Calligraphic Ugruj 1 is a regular weight, wide, medium contrast, italic, normal x-height font.
Keywords: invitations, branding, headlines, packaging, certificates, elegant, formal, classic, romantic, refined, formality, ornament, heritage, display, charm, swashy, ornate, curved, flourished, calligraphic.
This typeface presents an italic, calligraphic serif construction with lively stroke modulation and rounded, brush-like terminals. Capitals feature prominent entry strokes and curled swashes, especially on letters like A, Q, R, and S, creating a decorative headline presence. Lowercase forms are more restrained but still show angled stress, soft serifing, and subtly tapered joins that keep the texture rhythmic rather than rigid. Numerals follow the same slanted, softly bracketed logic, with curving tops and gently flared ends that match the letterforms.
It suits display uses where a classic, formal voice is desired—wedding and event invitations, brand wordmarks, premium packaging, certificates, and editorial headlines or pull quotes. It can also work for short paragraphs in refined contexts, especially when the text includes occasional capitals for emphasis rather than all-caps settings.

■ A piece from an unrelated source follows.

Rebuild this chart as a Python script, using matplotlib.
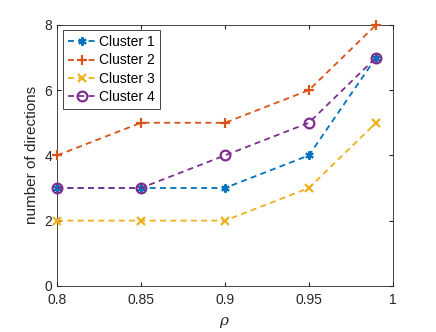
import matplotlib
matplotlib.use('Agg')
import matplotlib.pyplot as plt

plt.rcParams['font.family'] = ['Liberation Sans', 'DejaVu Sans']
plt.rcParams['mathtext.fontset'] = 'dejavuserif'

rho = [0.8, 0.85, 0.9, 0.95, 0.99]
cluster1 = [3, 3, 3, 4, 7]
cluster2 = [4, 5, 5, 6, 8]
cluster3 = [2, 2, 2, 3, 5]
cluster4 = [3, 3, 4, 5, 7]

fig = plt.figure(figsize=(4.36, 3.32), dpi=100)
ax = fig.add_axes([0.131, 0.139, 0.770, 0.786])

dash = (3.3, 2.4)
common = dict(lw=1.3, dashes=dash, clip_on=False, zorder=3)
ax.plot(rho, cluster1, marker=(6, 2, 0), color=(0, 0.447, 0.741),
        ms=6, mew=1.5, label='Cluster 1', **common)
ax.plot(rho, cluster2, marker='+', color=(0.85, 0.325, 0.098),
        ms=7.5, mew=1.6, label='Cluster 2', **common)
ax.plot(rho, cluster3, marker='x', color=(0.929, 0.694, 0.125),
        ms=5.5, mew=1.6, label='Cluster 3', **common)
ax.plot(rho, cluster4, marker='o', mfc='none', color=(0.494, 0.184, 0.556),
        ms=7, mew=1.6, label='Cluster 4', **common)

ax.set_xlim(0.8, 1)
ax.set_ylim(0, 8)
ax.set_xticks([0.8, 0.85, 0.9, 0.95, 1])
ax.set_xticklabels(['0.8', '0.85', '0.9', '0.95', '1'])
ax.set_yticks([0, 2, 4, 6, 8])
ax.tick_params(direction='in', top=True, right=True, length=3, labelsize=10,
               colors=(0.15, 0.15, 0.15))
ax.tick_params(axis='x', pad=5)
for s in ax.spines.values():
    s.set_color((0.15, 0.15, 0.15))
    s.set_linewidth(0.6)

ax.set_xlabel(r'$\rho$', fontsize=11, color=(0.15, 0.15, 0.15), labelpad=6)
ax.set_ylabel('number of directions', fontsize=11, color=(0.15, 0.15, 0.15))

leg = ax.legend(loc='upper left', fontsize=10, fancybox=False, edgecolor=(0.15, 0.15, 0.15),
                handlelength=2.1, handletextpad=0.2, borderpad=0.35, labelspacing=0.3,
                borderaxespad=0.4, framealpha=1)
leg.get_frame().set_linewidth(0.6)

fig.savefig('out.png', dpi=100)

The overall tone is polished and ceremonial, with a vintage, invitation-like elegance. Its flowing swashes and slanted rhythm convey warmth and tradition while staying legible enough to feel composed rather than theatrical. The impression is refined and personable, like formal handwriting translated into print.
The design appears intended to evoke traditional calligraphy in a clean, font-ready form: expressive capitals with ornamental swashes paired with a steadier, readable lowercase. The goal seems to be an elegant, heritage-leaning style that adds formality and charm to titles and branded phrases without requiring connected script.
Swash capitals introduce strong silhouette variation, so spacing and line breaks can noticeably change the visual color in short settings. In longer passages, the italic rhythm reads smoothly, but the decorative uppercase forms will naturally draw attention and work best when used intentionally for emphasis.